A daughter—the one who tends to be around the most regularly—is giving some serious thought to flying the coop. Though she’s voiced a bit of the inner battle with herself (be a grown-up? put it off? pay rent? not pay rent?,) she is also concerned about “abandoning” me to a house which, for most of the year, will be filled with just myself, Jeff, and a few troublesome pets.
I am touched by this concern. In fact, I am always appreciative of the degree to which our four offspring are sensitive to the limitations and needs of their dad, and aware that for me, caregiving is not always a picnic.
Meanwhile, I continue to find myself drawn to online real estate listings. Franklymls.com is my favorite site of the moment. There I can search by price range, zip code, condo vs. townhouse, etc, and imagine that maybe a move to something lower-maintenance, maybe something downtown, would be just the thing to crack the shell of paralysis which zaps the emotions and initiative of caregivers who’ve been at the job a little too long.

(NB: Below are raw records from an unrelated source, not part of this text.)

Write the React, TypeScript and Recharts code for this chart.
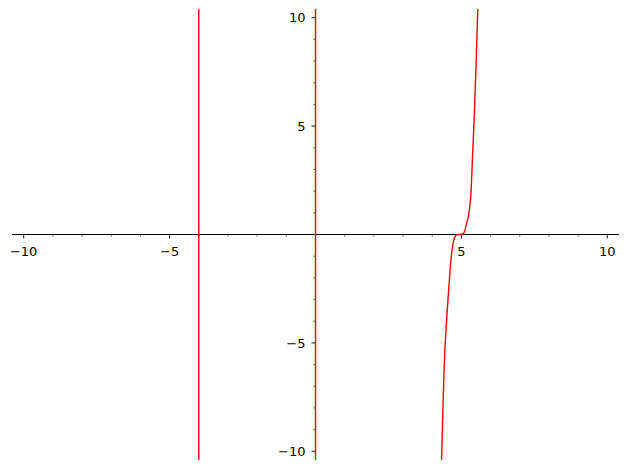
import React from 'react'
import { LineChart, Line, XAxis, YAxis, ReferenceLine, ReferenceDot } from 'recharts'

// ── Data ──────────────────────────────────────────────────────────────────────

const X_DOMAIN: [number, number] = [-10.4, 10.4]
const Y_DOMAIN: [number, number] = [-10.4, 10.4]

// near-vertical jumps at the poles
const poleA = [
  { x: -4, y: -10.4 },
  { x: -4, y: 10.4 },
]
const poleB = [
  { x: 0, y: 10.4 },
  { x: 0, y: -10.4 },
]

// branch crossing zero around x = 5
const curveX = [4.32, 4.36, 4.41, 4.5, 4.58, 4.64, 4.68, 4.72, 4.78, 4.84, 4.92, 5.0, 5.07, 5.12, 5.18, 5.24, 5.27, 5.32, 5.39, 5.44, 5.5, 5.56]
const curveY = [-10.4, -8.4, -6.1, -3.8, -2.25, -1.19, -0.72, -0.35, -0.1, -0.02, 0, 0.01, 0.05, 0.2, 0.51, 0.85, 1.12, 1.75, 3.89, 5.42, 7.73, 10.4]
const curve = curveX.map((x, i) => ({ x, y: curveY[i] }))

const xMajor = [-10, -5, 5, 10]
const xLabels = ['\u221210', '\u22125', '5', '10']
const yMajor = [-10, -5, 5, 10]
const yLabels = ['\u221210', '\u22125', '5', '10']
const minorTicks = [-9, -8, -7, -6, -4, -3, -2, -1, 1, 2, 3, 4, 6, 7, 8, 9]

// ── Styles ────────────────────────────────────────────────────────────────────

const FONT = '"DejaVu Sans", sans-serif'
const FONT_SIZE = 13
const RED = '#ff0000'

function xTick(major: boolean, label?: string) {
  return (props: any) => {
    const { cx, cy } = props
    return (
      <g>
        <line x1={cx} y1={cy} x2={cx} y2={cy + (major ? 4 : 2)} stroke="#000" strokeWidth={major ? 0.9 : 0.7} />
        {label && (
          <text x={cx} y={cy + 21} textAnchor="middle" fontSize={FONT_SIZE} fontFamily={FONT} fill="#000">
            {label}
          </text>
        )}
      </g>
    )
  }
}

function yTick(major: boolean, label?: string) {
  return (props: any) => {
    const { cx, cy } = props
    return (
      <g>
        <line x1={cx - (major ? 4 : 2)} y1={cy} x2={cx} y2={cy} stroke="#000" strokeWidth={major ? 0.9 : 0.7} />
        {label && (
          <text x={cx - 10} y={cy + 4.7} textAnchor="end" fontSize={FONT_SIZE} fontFamily={FONT} fill="#000">
            {label}
          </text>
        )}
      </g>
    )
  }
}

// ── Component ─────────────────────────────────────────────────────────────────

export default function App() {
  return (
    <div style={{ position: 'absolute', left: 0, top: 0, width: 627, height: 468, background: '#fff' }}>
      <LineChart width={627} height={468} margin={{ top: 9, right: 8, bottom: 8, left: 12 }}>
        <XAxis type="number" dataKey="x" domain={X_DOMAIN} allowDataOverflow hide />
        <YAxis type="number" dataKey="y" domain={Y_DOMAIN} allowDataOverflow hide />

        <ReferenceLine y={0} stroke="#000" strokeWidth={1} />
        <ReferenceLine x={0} stroke="#000" strokeWidth={1} />

        {minorTicks.map((v) => (
          <ReferenceDot key={'xm' + v} x={v} y={0} shape={xTick(false)} />
        ))}
        {xMajor.map((v, i) => (
          <ReferenceDot key={'xM' + v} x={v} y={0} shape={xTick(true, xLabels[i])} />
        ))}
        {minorTicks.map((v) => (
          <ReferenceDot key={'ym' + v} x={0} y={v} shape={yTick(false)} />
        ))}
        {yMajor.map((v, i) => (
          <ReferenceDot key={'yM' + v} x={0} y={v} shape={yTick(true, yLabels[i])} />
        ))}

        <Line data={poleA} dataKey="y" stroke={RED} strokeWidth={1.4} dot={false} isAnimationActive={false} />
        <Line data={poleB} dataKey="y" stroke={RED} strokeWidth={1.4} dot={false} isAnimationActive={false} />
        <Line data={curve} dataKey="y" type="monotone" stroke={RED} strokeWidth={1.4} dot={false} isAnimationActive={false} />
      </LineChart>
    </div>
  )
}
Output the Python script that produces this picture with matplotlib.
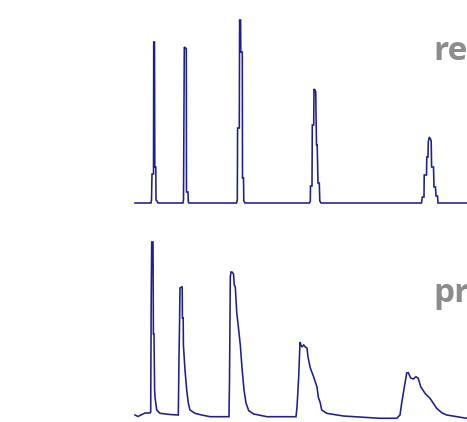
import matplotlib
matplotlib.use("Agg")
import matplotlib.pyplot as plt

# Reference trace (time in arbitrary units, signal in arbitrary units)
ref_time = [0, 16, 16.5, 17, 18.5, 18.7, 19.5, 19.8, 20.8, 21, 22, 23,
            48, 48.5, 49.3, 50.5, 51.3, 51.5, 53, 53.3, 54,
            101.5, 102.3, 102.6, 104.3, 104.6, 105.6, 105.8, 107.3, 107.5, 108.5, 108.8, 110,
            174.5, 175.3, 175.5, 177, 177.3, 178.7, 179, 180, 180.7, 181.5, 182.2, 183, 184.3, 184.8, 186,
            286.5, 287.3, 289, 289.2, 291.5, 291.8, 293, 293.3, 294.3, 295.5, 296.2, 296.6, 298.5, 299,
            300.5, 301, 302.5, 303, 332]
ref_signal = [0, 0, 3, 29, 29, 161, 161, 36, 36, 3, 2, 0,
              0, 3, 156, 155, 154, 11, 11, 1, 0,
              0, 3, 75, 75, 183, 183, 151, 151, 25, 25, 2, 0,
              0, 2, 17, 17, 78, 78, 114, 113, 111, 58, 58, 20, 20, 2, 0,
              0, 6, 6, 28, 28, 46, 46, 61, 66, 64, 62, 36, 36, 16,
              16, 7, 7, 0, 0]

# Predicted trace
pred_time = [0, 3, 10, 15, 15.7, 16.2, 16.7, 18, 18.4, 19, 19.6, 20, 21.7, 25, 35, 43.3,
             44, 44.6, 45, 46.5, 47.2, 47.4, 48.2, 48.4, 50, 51.7, 53.3, 55, 60, 66.7, 75, 94,
             94.5, 95.3, 96, 97, 98.5, 99.3, 100.3, 101.7, 103.7, 105.3, 107, 109, 111, 113.7, 118.7, 132, 161,
             162, 163.7, 165, 166, 167, 168.7, 170.3, 172, 173, 175.3, 178.7, 182, 183.3, 185.3, 186.7, 191.7,
             208.3, 245, 261.7, 265,
             266.7, 270, 271.7, 273.3, 275.7, 278.3, 281, 283.3, 285.7, 290, 295, 298.3, 301.7, 306.7, 311.7, 331.7]
pred_signal = [0, -1.5, 2, 2, 3, 115, 173, 173, 81, 81, 25, 18, 5, 1.7, 0.5, 0,
               58, 95, 127, 128, 128, 97, 97, 70, 45, 25, 12, 5, 1.7, 0, -1.7, -1.7,
               35, 138, 143, 143, 141, 130, 128, 103, 85, 70, 47, 25, 12, 4.3, 1, -1.7, -1.7,
               8, 38, 73, 70, 68, 70, 68, 67, 58, 47, 38, 28, 18, 12, 5, 1.7,
               -1, -3.3, -3.3, 0,
               12, 32, 42, 42.3, 37, 36, 38.3, 36.7, 28.3, 21.7, 16.7, 11.7, 6.7, 2.3, 0, -3.3]

labels = ["re", "pr"]

W, H = 467, 422
fig = plt.figure(figsize=(W / 100, H / 100), dpi=100)
fig.patch.set_facecolor("white")

line_color = "#1e1e8e"

# top panel: px rows 5..210
ax1 = fig.add_axes([0, (H - 210) / H, 1, 205 / H])
ax1.plot(ref_time, ref_signal, color=line_color, lw=1.15, solid_joinstyle="miter")
ax1.set_xlim(-135, 332)
ax1.set_ylim(-7, 198)
ax1.axis("off")

# bottom panel: px rows 225..422
ax2 = fig.add_axes([0, 0, 1, 197 / H])
ax2.plot(pred_time, pred_signal, color=line_color, lw=1.15, solid_joinstyle="miter")
ax2.set_xlim(-135, 332)
ax2.set_ylim(-7, 190)
ax2.axis("off")

fig.text(433 / W, 1 - 60 / H, labels[0], color="#8c8c8c", fontsize=24,
         fontweight="bold", family=["Open Sans", "DejaVu Sans"], va="baseline", ha="left")
fig.text(433 / W, 1 - 302 / H, labels[1], color="#8c8c8c", fontsize=24,
         fontweight="bold", family=["Open Sans", "DejaVu Sans"], va="baseline", ha="left")

fig.savefig("out.png", dpi=100, facecolor="white")
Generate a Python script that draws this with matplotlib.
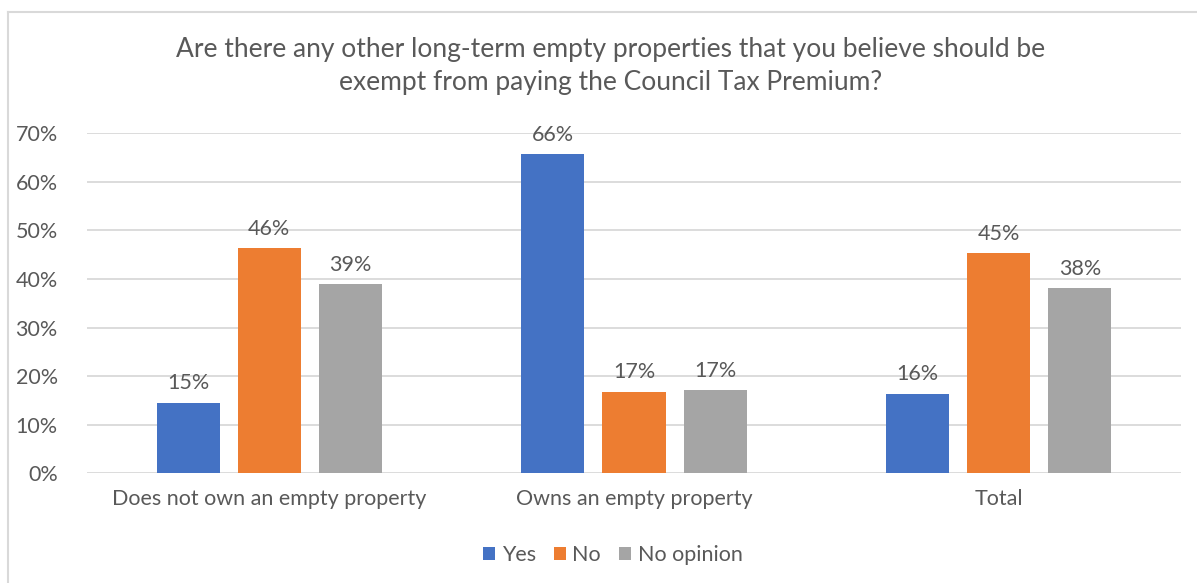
import matplotlib.pyplot as plt
from matplotlib.lines import Line2D
from matplotlib.patches import Patch
import numpy as np

categories = ['Does not own an empty property', 'Owns an empty property', 'Total']
series = ['Yes', 'No', 'No opinion']
yes_vals = [14.5, 65.7, 16.3]
no_vals = [46.3, 16.8, 45.3]
noop_vals = [38.9, 17.1, 38.1]
value_labels = [['15%', '66%', '16%'], ['46%', '17%', '45%'], ['39%', '17%', '38%']]
colors = ['#4472C4', '#ED7D31', '#A5A5A5']
title = ('Are there any other long-term empty properties that you believe should be\n'
         'exempt from paying the Council Tax Premium?')

text_col = '#595959'
plt.rcParams['font.family'] = ['Lato', 'DejaVu Sans']
fs = 15.5

fig = plt.figure(figsize=(11.97, 5.83), dpi=100)
ax = fig.add_axes([0.0727, 0.1882, 0.9139, 0.5831])

x = np.arange(len(categories))
width = 0.173
offset = 0.2225
for i, vals in enumerate([yes_vals, no_vals, noop_vals]):
    pos = x + (i - 1) * offset
    ax.bar(pos, vals, width, color=colors[i], zorder=3, label=series[i])
    for p, v, lab in zip(pos, vals, value_labels[i]):
        ax.text(p, v + 2.0, lab, ha='center', va='bottom', fontsize=fs, color=text_col)

ax.set_xlim(-0.5, 2.5)
ax.set_ylim(0, 70)
ax.set_yticks(np.arange(0, 71, 10))
ax.set_yticklabels([f'{t}%' for t in range(0, 71, 10)])
ax.set_xticks(x)
ax.set_xticklabels(categories)
ax.tick_params(axis='both', length=0, labelsize=fs, colors=text_col)
ax.tick_params(axis='x', pad=11)
ax.tick_params(axis='y', pad=21)
ax.grid(axis='y', color='#D9D9D9', linewidth=1.3, zorder=0)
for s in ax.spines.values():
    s.set_visible(False)

fig.text(0.51, 0.886, title, ha='center', va='center', fontsize=19, color=text_col,
         linespacing=1.4)

handles = [Patch(facecolor=c, edgecolor='none') for c in colors]
fig.legend(handles, series, loc='center', bbox_to_anchor=(0.512, 0.048), ncol=3,
           frameon=False, fontsize=fs, labelcolor=text_col, handlelength=0.55,
           handleheight=0.6, handletextpad=0.3, columnspacing=0.85)

# chart frame
fig.add_artist(Line2D([8 / 1197, 8 / 1197], [0, 1 - 12 / 583], color='#D9D9D9', lw=1.5,
                      transform=fig.transFigure))
fig.add_artist(Line2D([8 / 1197, 1], [1 - 12 / 583, 1 - 12 / 583], color='#D9D9D9', lw=1.5,
                      transform=fig.transFigure))

fig.savefig('out.png', dpi=100)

Ever seen the Pirates of the Caribbean trilogy? It’s like this—join the crew of the Flying Dutchman and eventually you’ll find whatever vim and verve you might have had being absorbed as you slowly morph into the very bulkheads of the galleon itself. You disappear, in other words, into the ship.
Sometimes I think my house is the Flying Dutchman, and abandoning ship will somehow help. This is probably an unfair grievance to lay on an innocent house. I will, by dint of my own sense of love and obligation, still have the job of being Jeff’s caregiver whether I live in my present hand-crafted home, or an alternative model where the HOA or condo association is responsible for exterior maintenance. So it may take some thoughtful analysis to discern whether I REALLY want to move, or whether I’m just looking for an imaginary escape hatch.
And that’s my problem to wrestle with. Whether my daughter wishes to move out of the family homestead or not is her problem to wrestle with. I have sought to reassure her, with honest intent, that—while I like her company and welcome her presence—if I am bored (I am,) burned out (check,) or slightly desperate (yes, that too,) there is neither anything she should do or can do to rescue me. I have to rescue myself.
I blog from the perspective of a caregiving spouse. I mean in no way to draw attention away from the needs of our Alzheimer’s-affected loved ones, who need and deserve every act of caring and consideration we can extend them. But I am reminded frequently in life of that basic tenet of safety that anyone who’s ever flown on a commercial airline will be familiar with: When the oxygen masks drop from the ceiling, secure your own first before you assist others. Because of course, if you drop you are of no use to anyone else who may be depending on you.
I’m not really sure whether the Flying Dutchman comes with drop-down oxygen masks. Probably not, but I’m already resolved, as I’ve mentioned in previous blogs, that I will have to do something very soon to restore my emotional and intellectual circulation.
I have thoughts about what that will be. I also think my daughter should, if she’s ready, give her wings a tryout. I am absolutely in favor of living life. I am not sure what I think about the Flying D…er…my house. But some preliminary steps I have planned for Fall will at least give me the clarity of mind to think about it.